Goal | Leaving out the pictures, retype all the material exactly.

START

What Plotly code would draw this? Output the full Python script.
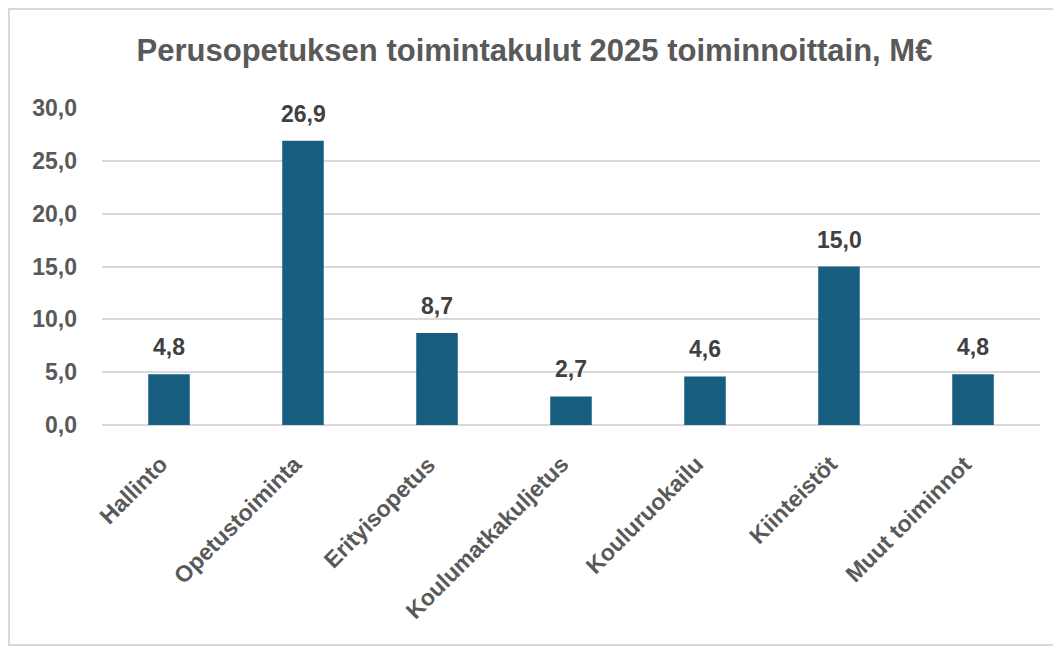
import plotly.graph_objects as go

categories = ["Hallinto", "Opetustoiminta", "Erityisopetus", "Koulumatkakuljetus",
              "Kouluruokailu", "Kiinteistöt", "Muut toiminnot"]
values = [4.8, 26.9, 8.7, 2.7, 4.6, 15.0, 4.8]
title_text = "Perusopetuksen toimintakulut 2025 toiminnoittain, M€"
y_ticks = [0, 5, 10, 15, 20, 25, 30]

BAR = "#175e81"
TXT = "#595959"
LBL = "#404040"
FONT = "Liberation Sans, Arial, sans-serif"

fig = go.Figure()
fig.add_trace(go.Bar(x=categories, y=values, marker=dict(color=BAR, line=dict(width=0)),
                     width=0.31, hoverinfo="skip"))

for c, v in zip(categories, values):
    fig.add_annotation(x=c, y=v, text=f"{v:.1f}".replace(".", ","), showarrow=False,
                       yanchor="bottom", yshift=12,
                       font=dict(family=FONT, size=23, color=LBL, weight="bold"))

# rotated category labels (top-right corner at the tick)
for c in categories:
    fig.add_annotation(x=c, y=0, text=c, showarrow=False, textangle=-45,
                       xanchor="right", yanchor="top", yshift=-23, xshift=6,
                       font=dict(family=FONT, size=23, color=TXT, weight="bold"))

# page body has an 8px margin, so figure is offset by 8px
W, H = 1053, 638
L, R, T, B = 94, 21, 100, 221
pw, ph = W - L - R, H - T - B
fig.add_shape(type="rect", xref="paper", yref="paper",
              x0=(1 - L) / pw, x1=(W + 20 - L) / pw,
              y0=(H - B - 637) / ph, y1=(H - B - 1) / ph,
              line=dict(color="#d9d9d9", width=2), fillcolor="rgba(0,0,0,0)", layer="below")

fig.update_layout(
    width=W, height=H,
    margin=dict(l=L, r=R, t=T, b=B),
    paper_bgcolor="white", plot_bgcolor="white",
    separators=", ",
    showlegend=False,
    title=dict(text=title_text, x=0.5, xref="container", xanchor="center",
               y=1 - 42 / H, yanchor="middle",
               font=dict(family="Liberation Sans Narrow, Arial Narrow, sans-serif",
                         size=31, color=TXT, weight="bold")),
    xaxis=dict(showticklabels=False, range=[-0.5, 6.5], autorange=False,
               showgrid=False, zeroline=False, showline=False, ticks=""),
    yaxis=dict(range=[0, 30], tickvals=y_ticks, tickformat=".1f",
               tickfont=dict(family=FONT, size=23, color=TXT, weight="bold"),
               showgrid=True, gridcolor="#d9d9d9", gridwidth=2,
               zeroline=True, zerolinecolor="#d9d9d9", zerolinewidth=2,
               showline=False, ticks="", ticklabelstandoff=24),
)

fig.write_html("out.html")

END

Result for this exercise |
What Plotly code would draw this? Output the full Python script.
import plotly.graph_objects as go

categories = ["Hallinto", "Opetustoiminta", "Erityisopetus", "Koulumatkakuljetus",
              "Kouluruokailu", "Kiinteistöt", "Muut toiminnot"]
values = [4.8, 26.9, 8.7, 2.7, 4.6, 15.0, 4.8]
title_text = "Perusopetuksen toimintakulut 2025 toiminnoittain, M€"
y_ticks = [0, 5, 10, 15, 20, 25, 30]

BAR = "#175e81"
TXT = "#595959"
LBL = "#404040"
FONT = "Liberation Sans, Arial, sans-serif"

fig = go.Figure()
fig.add_trace(go.Bar(x=categories, y=values, marker=dict(color=BAR, line=dict(width=0)),
                     width=0.31, hoverinfo="skip"))

for c, v in zip(categories, values):
    fig.add_annotation(x=c, y=v, text=f"{v:.1f}".replace(".", ","), showarrow=False,
                       yanchor="bottom", yshift=12,
                       font=dict(family=FONT, size=23, color=LBL, weight="bold"))

# rotated category labels (top-right corner at the tick)
for c in categories:
    fig.add_annotation(x=c, y=0, text=c, showarrow=False, textangle=-45,
                       xanchor="right", yanchor="top", yshift=-23, xshift=6,
                       font=dict(family=FONT, size=23, color=TXT, weight="bold"))

# page body has an 8px margin, so figure is offset by 8px
W, H = 1053, 638
L, R, T, B = 94, 21, 100, 221
pw, ph = W - L - R, H - T - B
fig.add_shape(type="rect", xref="paper", yref="paper",
              x0=(1 - L) / pw, x1=(W + 20 - L) / pw,
              y0=(H - B - 637) / ph, y1=(H - B - 1) / ph,
              line=dict(color="#d9d9d9", width=2), fillcolor="rgba(0,0,0,0)", layer="below")

fig.update_layout(
    width=W, height=H,
    margin=dict(l=L, r=R, t=T, b=B),
    paper_bgcolor="white", plot_bgcolor="white",
    separators=", ",
    showlegend=False,
    title=dict(text=title_text, x=0.5, xref="container", xanchor="center",
               y=1 - 42 / H, yanchor="middle",
               font=dict(family="Liberation Sans Narrow, Arial Narrow, sans-serif",
                         size=31, color=TXT, weight="bold")),
    xaxis=dict(showticklabels=False, range=[-0.5, 6.5], autorange=False,
               showgrid=False, zeroline=False, showline=False, ticks=""),
    yaxis=dict(range=[0, 30], tickvals=y_ticks, tickformat=".1f",
               tickfont=dict(family=FONT, size=23, color=TXT, weight="bold"),
               showgrid=True, gridcolor="#d9d9d9", gridwidth=2,
               zeroline=True, zerolinecolor="#d9d9d9", zerolinewidth=2,
               showline=False, ticks="", ticklabelstandoff=24),
)

fig.write_html("out.html")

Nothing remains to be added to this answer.